La Cour d'appel de Rouen, 4 septembre 2025, chambre sociale, statue sur la requalification d'une succession de missions d'intérim en contrat à durée indéterminée. Le litige porte sur l'usage du motif d'accroissement temporaire d'activité et sur les effets indemnitaires attachés à la rupture ultérieure.
Un salarié a été mis à disposition de l'entreprise utilisatrice du 10 juillet 2023 au 5 juillet 2024, au titre de missions successives de remplacement et d'activité accrue. La première mission, conclue pour remplacer un salarié en congés, a été jugée régulière, pièces comptables à l'appui, quant à la réalité de l'absence. La seconde, engagée du 25 au 31 août 2023 pour faire face à un pic d'activité lié à un lancement produit, n'a pas été suffisamment démontrée.
Le conseil de prud'hommes de Louviers avait rejeté la requalification le 27 juin 2024, décision frappée d'appel par le salarié quelques semaines plus tard. Devant la cour, l'intéressé sollicitait la requalification, des rappels liés à la participation et au PERCO, et l'indemnisation d'une rupture dépourvue de cause réelle et sérieuse. L'employeur concluait à la confirmation, contestant l'irrégularité alléguée et les montants revendiqués, notamment pour l'exercice 2024 faute d'éléments chiffrés communicables.
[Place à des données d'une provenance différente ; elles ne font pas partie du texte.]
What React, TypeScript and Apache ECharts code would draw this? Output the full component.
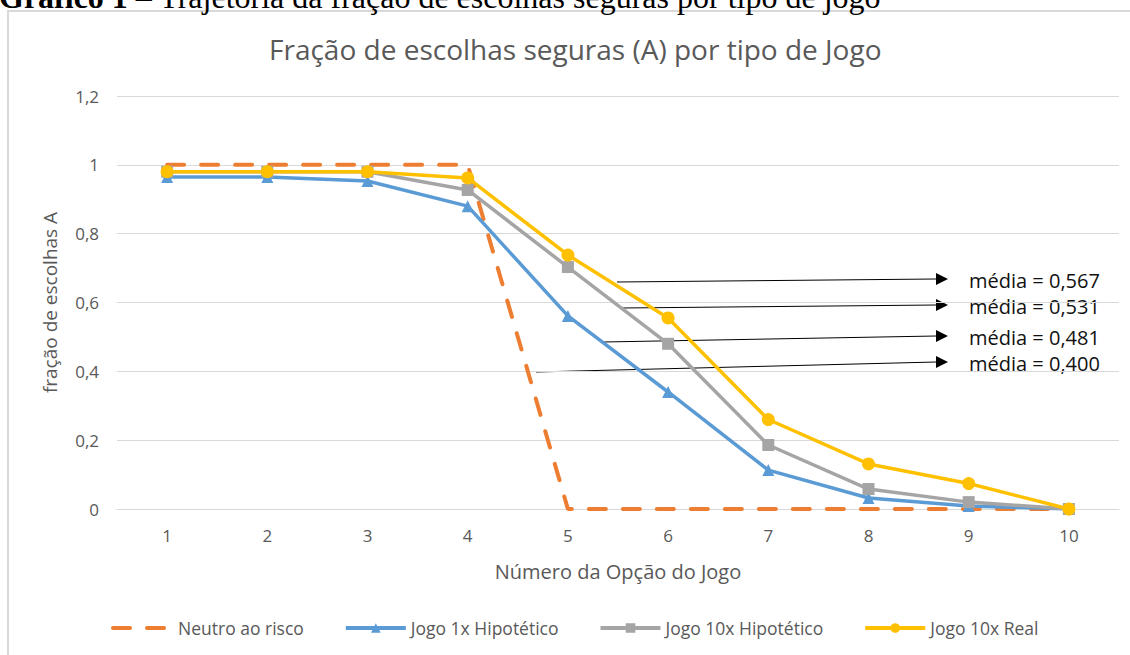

La question posée tenait à la preuve du motif de recours au travail temporaire et à l'étendue des droits collectifs consécutifs à la requalification. La cour rappelle: « Il incombe à l'entreprise utilisatrice de rapporter la preuve du motif invoqué, celui-ci s'appréciant au jour de la conclusion du contrat de mission ». Estimant insuffisants un communiqué externe et un graphique interne, elle l'écarte. Elle motive ainsi: « Cet élément émanant de ses services de communication ne saurait permettre d'établir l'existence de l'accroissement temporaire d'activité visé au contrat de mission ». Elle énonce enfin: « Il convient en conséquence, sans qu'il soit nécessaire de répondre à l'ensemble des moyens développés tant il n'est pas justifié la réalité de l'accroissement temporaire d'activité invoqué pour justifier le deuxième contrat ayant débuté le 25 août 2023, d'ordonner la requalification des contrats d'intérim en contrat à durée indéterminée mais seulement à compter du 25 août 2023, date de début du premier contrat irrégulier ». Sur les droits collectifs, la cour affirme que « Le salarié dont le contrat est requalifié en contrat à durée indéterminée est réputé avoir été lié à l'employeur par un contrat à durée indéterminée dès le premier contrat irrégulier et, peut prétendre de manière certaine, et non pas selon une probabilité raisonnable, aux primes de participation et d'intéressement ». La perte de chance relative à l'abondement est définie en ces termes: « La perte de chance implique seulement la privation d'une potentialité présentant un caractère de probabilité raisonnable et non un caractère certain. » Et la réparation « doit être mesurée à la chance perdue et ne peut jamais être égale à l'avantage qu'elle aurait procuré ». Enfin, « compte tenu de la requalification intervenue et à défaut de tout motif valable de rupture, celle-ci s'analyse en un licenciement sans cause réelle et sérieuse ».